Quick Plot: Megan is an LA goth kid whose Beetlejuice-Era-Winonya-Ryder- Meets-Madonna-With-Hints-of-Boy-George style isn't exactly embraced in her new suburban high school. Only Nikki, a friendly overachiever with a horny boyfriend and a Tracy Flick-ish ambition to be school president, makes an effort to befriend the city girl. They quickly bond over a shared nemesis-ship with the school's reigning mean girls, although Megan becomes distracted quickly by something far more sinister at home.
With daffy widowed mom Karen Black too busy trying to find a husband, Megan bonds with the antique full-length mirror that had been left behind in her new room. The relationship intensifies when the lonely goth girl discovers the mirror can help her wreak vengeance on her enemies in especially creative ways.
Directed by Marina Sargenti (who like most female filmmakers, went on to primarily work in television), Mirror Mirror seems to be collecting all of the leftover, soon-to-be-expired goofiness of '80s horror before the world was willing to admit that 1990 was a new decade. As slashers and supernatural scares slowly faded from the big screen before being uprooted by post-Scream slickness, movies with the kind of goofy gore like Mirror Mirror would become an endangered species whose only refuge was Blockbuster shelves.
Mirror/Mirror is far from being an original tale. Rainbow Harvest's Megan could not look more like the costume department camped outside of Tim Burton's dumpster in the hopes of finding some scraps of Lydia Deetz that they could spin into their lead's ensemble, and the popular queen bees feel ripped off any high school assembly line. At the same time, this is a movie that includes a scene where ditzy Karen Black tries to charm the pet cemetery dead animal retriever (played by William Sanderson, no less) with a romantic home dinner while fending off an fly infestation caused by an evil mirror.

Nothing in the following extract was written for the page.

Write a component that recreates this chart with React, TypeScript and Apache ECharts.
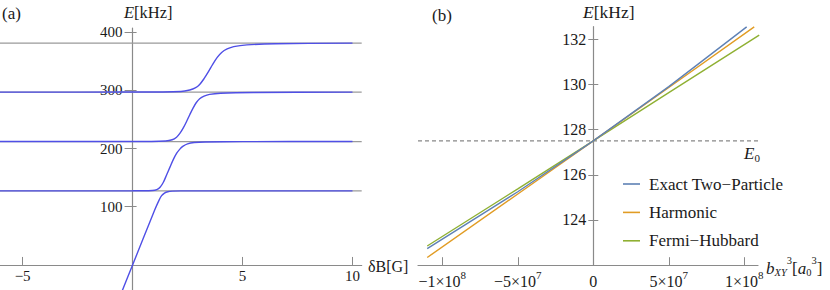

And hey, that's not even the best scene IN this film! Among other moments of joy, we get a jock being eaten by said evil mirror, the film's popular villain being burned in an evil mirror-induced shower, and Ned Ryerson being doodled to near death (see note below; it makes perfect sense, trust me). Mirror Mirror is never scary, but it's fun in a way that somehow manages to balance today's camp with an earnestness of its time.
High Points
Something I appreciated about Mirror/Mirror is how Meghan, despite being our main character, is kind of a jerk. Yes, we feel bad for her and hate the Heathers who immediately mark her as a social target, but while she may be lonely and sympathetic, she has a somewhat complicated mean streak of her own, cruelly ignoring her mother's feelings when her dogs turn up dead and savoring her newfound murderous power without much regret. Nikki is the moral heart of the film (and an incredibly pleasant one at that), but I simply found it interesting to center a fairly formulaic horror film on a more-complicated-than-usual character.
Low Points
I suppose I could have taken a clearer commitment to tone, since the film never fully decides whether it's tongue is in its cheek or not
Lessons Learned
If your friends are dropping dead around you, be sure to make yourself the best sandwich in the world, just in case it ends up being your last meal
Psychiatrists are VERY Beverly Hills
Putting your hand down a garbage disposal is a choice you make only if you have no affection whatsoever for the hand that will inevitably be destroyed by said garbage disposal
In world before online dating, one could always count on pet cemeteries as a great way to meet a potential partner
Look! It's -
Stephen Tobolowsky, in the very typical Stephen Tobolwsky role of a square teacher who gets his comeuppance via angry voodoo teenage girl doodling
And Look CLOSE! It's-
Kristin Dattilo, a name that excites that very small but enthusiastic audience segment who knows Days of Our Lives' Lucas Robert-Horton's real-life sister/the chick who played the single teenage mom Brandon Walsh dated briefly in Season 1 of Beverly Hills 90210 when they see her!
Rent/Bury/Buy
Mirror Mirror isn't a particularly good movie, but it's incredibly fun and EXTREMELY of its time in the best possible way. Like most films streaming on Amazon Prime, it looks like someone dropped the print in water and dried it out on a clothesline, but I think most horror fans will still find themselves enjoying its charms.